*WHAT TO PRODUCE*. Copy each line below exactly and leave the pictures out.

*PROVIDED DATA*.

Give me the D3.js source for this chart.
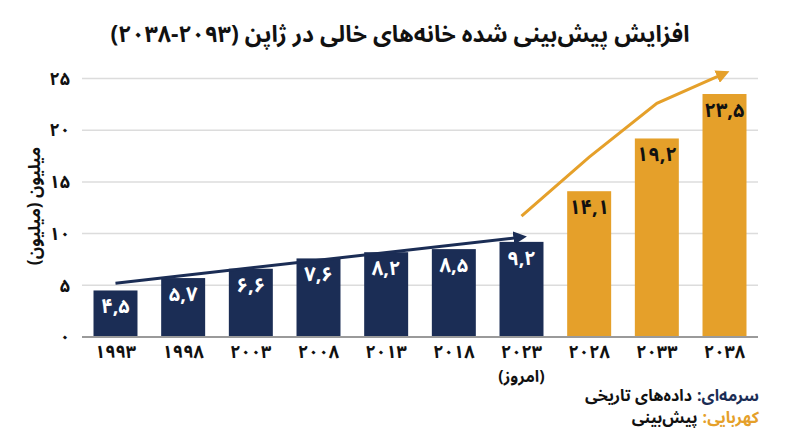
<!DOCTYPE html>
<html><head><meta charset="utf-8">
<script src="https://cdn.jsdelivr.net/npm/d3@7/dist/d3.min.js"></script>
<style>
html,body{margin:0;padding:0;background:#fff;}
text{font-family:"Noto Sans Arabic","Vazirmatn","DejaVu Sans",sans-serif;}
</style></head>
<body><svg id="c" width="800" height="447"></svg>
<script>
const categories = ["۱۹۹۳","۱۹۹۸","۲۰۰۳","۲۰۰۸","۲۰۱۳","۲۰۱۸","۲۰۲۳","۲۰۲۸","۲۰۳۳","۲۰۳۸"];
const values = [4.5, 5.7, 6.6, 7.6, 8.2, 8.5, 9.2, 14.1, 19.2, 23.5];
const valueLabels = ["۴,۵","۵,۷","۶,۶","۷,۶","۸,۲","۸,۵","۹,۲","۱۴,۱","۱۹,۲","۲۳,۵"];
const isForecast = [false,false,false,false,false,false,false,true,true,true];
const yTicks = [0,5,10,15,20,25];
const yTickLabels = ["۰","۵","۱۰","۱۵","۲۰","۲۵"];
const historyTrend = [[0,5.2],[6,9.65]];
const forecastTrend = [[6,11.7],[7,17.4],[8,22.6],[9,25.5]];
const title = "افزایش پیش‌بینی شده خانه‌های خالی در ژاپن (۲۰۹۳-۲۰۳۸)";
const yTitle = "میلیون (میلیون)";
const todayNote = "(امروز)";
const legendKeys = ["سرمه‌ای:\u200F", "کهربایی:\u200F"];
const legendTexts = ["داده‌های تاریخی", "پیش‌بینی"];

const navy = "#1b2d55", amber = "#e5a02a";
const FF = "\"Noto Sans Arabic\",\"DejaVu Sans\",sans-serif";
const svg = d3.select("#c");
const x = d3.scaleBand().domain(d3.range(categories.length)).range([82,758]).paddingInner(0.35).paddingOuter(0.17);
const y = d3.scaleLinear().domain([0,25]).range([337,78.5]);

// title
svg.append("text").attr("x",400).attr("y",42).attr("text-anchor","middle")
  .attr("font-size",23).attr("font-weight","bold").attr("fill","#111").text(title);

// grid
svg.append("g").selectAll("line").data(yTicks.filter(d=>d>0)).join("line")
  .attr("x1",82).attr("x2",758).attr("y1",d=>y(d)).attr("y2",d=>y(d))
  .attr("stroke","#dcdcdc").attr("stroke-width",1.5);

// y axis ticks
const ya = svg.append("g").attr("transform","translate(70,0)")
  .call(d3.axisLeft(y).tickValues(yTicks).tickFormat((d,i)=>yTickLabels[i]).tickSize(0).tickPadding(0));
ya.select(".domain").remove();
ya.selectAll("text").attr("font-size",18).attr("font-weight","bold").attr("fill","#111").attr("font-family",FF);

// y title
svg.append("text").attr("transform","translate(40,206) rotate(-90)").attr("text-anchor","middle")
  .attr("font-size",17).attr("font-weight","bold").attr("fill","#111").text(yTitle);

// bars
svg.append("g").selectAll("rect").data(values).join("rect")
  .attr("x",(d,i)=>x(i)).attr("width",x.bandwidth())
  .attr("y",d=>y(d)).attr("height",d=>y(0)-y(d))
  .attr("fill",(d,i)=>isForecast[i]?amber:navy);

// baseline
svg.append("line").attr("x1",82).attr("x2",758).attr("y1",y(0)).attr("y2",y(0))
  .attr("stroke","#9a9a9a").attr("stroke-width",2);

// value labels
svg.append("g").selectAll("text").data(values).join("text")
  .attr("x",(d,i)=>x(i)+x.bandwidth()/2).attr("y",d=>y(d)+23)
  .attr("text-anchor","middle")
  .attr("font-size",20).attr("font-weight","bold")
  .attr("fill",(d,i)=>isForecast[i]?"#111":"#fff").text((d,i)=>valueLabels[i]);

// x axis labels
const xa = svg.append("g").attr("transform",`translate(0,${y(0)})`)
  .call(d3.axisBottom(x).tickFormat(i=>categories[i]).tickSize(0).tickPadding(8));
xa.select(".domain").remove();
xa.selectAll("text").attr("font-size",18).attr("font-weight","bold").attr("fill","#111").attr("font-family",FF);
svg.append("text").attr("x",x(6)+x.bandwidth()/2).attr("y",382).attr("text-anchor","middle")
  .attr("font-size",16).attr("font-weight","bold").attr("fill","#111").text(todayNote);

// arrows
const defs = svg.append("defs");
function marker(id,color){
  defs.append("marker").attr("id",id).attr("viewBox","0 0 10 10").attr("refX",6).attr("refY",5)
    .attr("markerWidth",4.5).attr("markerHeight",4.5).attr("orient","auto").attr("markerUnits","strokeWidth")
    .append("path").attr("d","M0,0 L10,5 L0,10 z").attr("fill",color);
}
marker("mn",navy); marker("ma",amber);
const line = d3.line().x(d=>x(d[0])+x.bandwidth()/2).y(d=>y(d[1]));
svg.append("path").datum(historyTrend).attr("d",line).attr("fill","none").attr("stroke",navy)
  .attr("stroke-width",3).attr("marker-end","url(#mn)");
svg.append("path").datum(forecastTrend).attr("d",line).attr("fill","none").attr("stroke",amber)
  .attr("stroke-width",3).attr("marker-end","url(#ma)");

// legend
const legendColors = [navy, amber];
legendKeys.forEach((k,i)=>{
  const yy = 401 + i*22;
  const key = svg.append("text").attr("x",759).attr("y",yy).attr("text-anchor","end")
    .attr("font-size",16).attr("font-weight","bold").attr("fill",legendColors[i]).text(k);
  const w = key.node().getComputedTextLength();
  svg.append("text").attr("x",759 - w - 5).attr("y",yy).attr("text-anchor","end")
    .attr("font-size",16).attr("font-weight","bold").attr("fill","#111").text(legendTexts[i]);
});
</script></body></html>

*COMPLETED EXERCISE*.
Give me the D3.js source for this chart.
<!DOCTYPE html>
<html><head><meta charset="utf-8">
<script src="https://cdn.jsdelivr.net/npm/d3@7/dist/d3.min.js"></script>
<style>
html,body{margin:0;padding:0;background:#fff;}
text{font-family:"Noto Sans Arabic","Vazirmatn","DejaVu Sans",sans-serif;}
</style></head>
<body><svg id="c" width="800" height="447"></svg>
<script>
const categories = ["۱۹۹۳","۱۹۹۸","۲۰۰۳","۲۰۰۸","۲۰۱۳","۲۰۱۸","۲۰۲۳","۲۰۲۸","۲۰۳۳","۲۰۳۸"];
const values = [4.5, 5.7, 6.6, 7.6, 8.2, 8.5, 9.2, 14.1, 19.2, 23.5];
const valueLabels = ["۴,۵","۵,۷","۶,۶","۷,۶","۸,۲","۸,۵","۹,۲","۱۴,۱","۱۹,۲","۲۳,۵"];
const isForecast = [false,false,false,false,false,false,false,true,true,true];
const yTicks = [0,5,10,15,20,25];
const yTickLabels = ["۰","۵","۱۰","۱۵","۲۰","۲۵"];
const historyTrend = [[0,5.2],[6,9.65]];
const forecastTrend = [[6,11.7],[7,17.4],[8,22.6],[9,25.5]];
const title = "افزایش پیش‌بینی شده خانه‌های خالی در ژاپن (۲۰۹۳-۲۰۳۸)";
const yTitle = "میلیون (میلیون)";
const todayNote = "(امروز)";
const legendKeys = ["سرمه‌ای:\u200F", "کهربایی:\u200F"];
const legendTexts = ["داده‌های تاریخی", "پیش‌بینی"];

const navy = "#1b2d55", amber = "#e5a02a";
const FF = "\"Noto Sans Arabic\",\"DejaVu Sans\",sans-serif";
const svg = d3.select("#c");
const x = d3.scaleBand().domain(d3.range(categories.length)).range([82,758]).paddingInner(0.35).paddingOuter(0.17);
const y = d3.scaleLinear().domain([0,25]).range([337,78.5]);

// title
svg.append("text").attr("x",400).attr("y",42).attr("text-anchor","middle")
  .attr("font-size",23).attr("font-weight","bold").attr("fill","#111").text(title);

// grid
svg.append("g").selectAll("line").data(yTicks.filter(d=>d>0)).join("line")
  .attr("x1",82).attr("x2",758).attr("y1",d=>y(d)).attr("y2",d=>y(d))
  .attr("stroke","#dcdcdc").attr("stroke-width",1.5);

// y axis ticks
const ya = svg.append("g").attr("transform","translate(70,0)")
  .call(d3.axisLeft(y).tickValues(yTicks).tickFormat((d,i)=>yTickLabels[i]).tickSize(0).tickPadding(0));
ya.select(".domain").remove();
ya.selectAll("text").attr("font-size",18).attr("font-weight","bold").attr("fill","#111").attr("font-family",FF);

// y title
svg.append("text").attr("transform","translate(40,206) rotate(-90)").attr("text-anchor","middle")
  .attr("font-size",17).attr("font-weight","bold").attr("fill","#111").text(yTitle);

// bars
svg.append("g").selectAll("rect").data(values).join("rect")
  .attr("x",(d,i)=>x(i)).attr("width",x.bandwidth())
  .attr("y",d=>y(d)).attr("height",d=>y(0)-y(d))
  .attr("fill",(d,i)=>isForecast[i]?amber:navy);

// baseline
svg.append("line").attr("x1",82).attr("x2",758).attr("y1",y(0)).attr("y2",y(0))
  .attr("stroke","#9a9a9a").attr("stroke-width",2);

// value labels
svg.append("g").selectAll("text").data(values).join("text")
  .attr("x",(d,i)=>x(i)+x.bandwidth()/2).attr("y",d=>y(d)+23)
  .attr("text-anchor","middle")
  .attr("font-size",20).attr("font-weight","bold")
  .attr("fill",(d,i)=>isForecast[i]?"#111":"#fff").text((d,i)=>valueLabels[i]);

// x axis labels
const xa = svg.append("g").attr("transform",`translate(0,${y(0)})`)
  .call(d3.axisBottom(x).tickFormat(i=>categories[i]).tickSize(0).tickPadding(8));
xa.select(".domain").remove();
xa.selectAll("text").attr("font-size",18).attr("font-weight","bold").attr("fill","#111").attr("font-family",FF);
svg.append("text").attr("x",x(6)+x.bandwidth()/2).attr("y",382).attr("text-anchor","middle")
  .attr("font-size",16).attr("font-weight","bold").attr("fill","#111").text(todayNote);

// arrows
const defs = svg.append("defs");
function marker(id,color){
  defs.append("marker").attr("id",id).attr("viewBox","0 0 10 10").attr("refX",6).attr("refY",5)
    .attr("markerWidth",4.5).attr("markerHeight",4.5).attr("orient","auto").attr("markerUnits","strokeWidth")
    .append("path").attr("d","M0,0 L10,5 L0,10 z").attr("fill",color);
}
marker("mn",navy); marker("ma",amber);
const line = d3.line().x(d=>x(d[0])+x.bandwidth()/2).y(d=>y(d[1]));
svg.append("path").datum(historyTrend).attr("d",line).attr("fill","none").attr("stroke",navy)
  .attr("stroke-width",3).attr("marker-end","url(#mn)");
svg.append("path").datum(forecastTrend).attr("d",line).attr("fill","none").attr("stroke",amber)
  .attr("stroke-width",3).attr("marker-end","url(#ma)");

// legend
const legendColors = [navy, amber];
legendKeys.forEach((k,i)=>{
  const yy = 401 + i*22;
  const key = svg.append("text").attr("x",759).attr("y",yy).attr("text-anchor","end")
    .attr("font-size",16).attr("font-weight","bold").attr("fill",legendColors[i]).text(k);
  const w = key.node().getComputedTextLength();
  svg.append("text").attr("x",759 - w - 5).attr("y",yy).attr("text-anchor","end")
    .attr("font-size",16).attr("font-weight","bold").attr("fill","#111").text(legendTexts[i]);
});
</script></body></html>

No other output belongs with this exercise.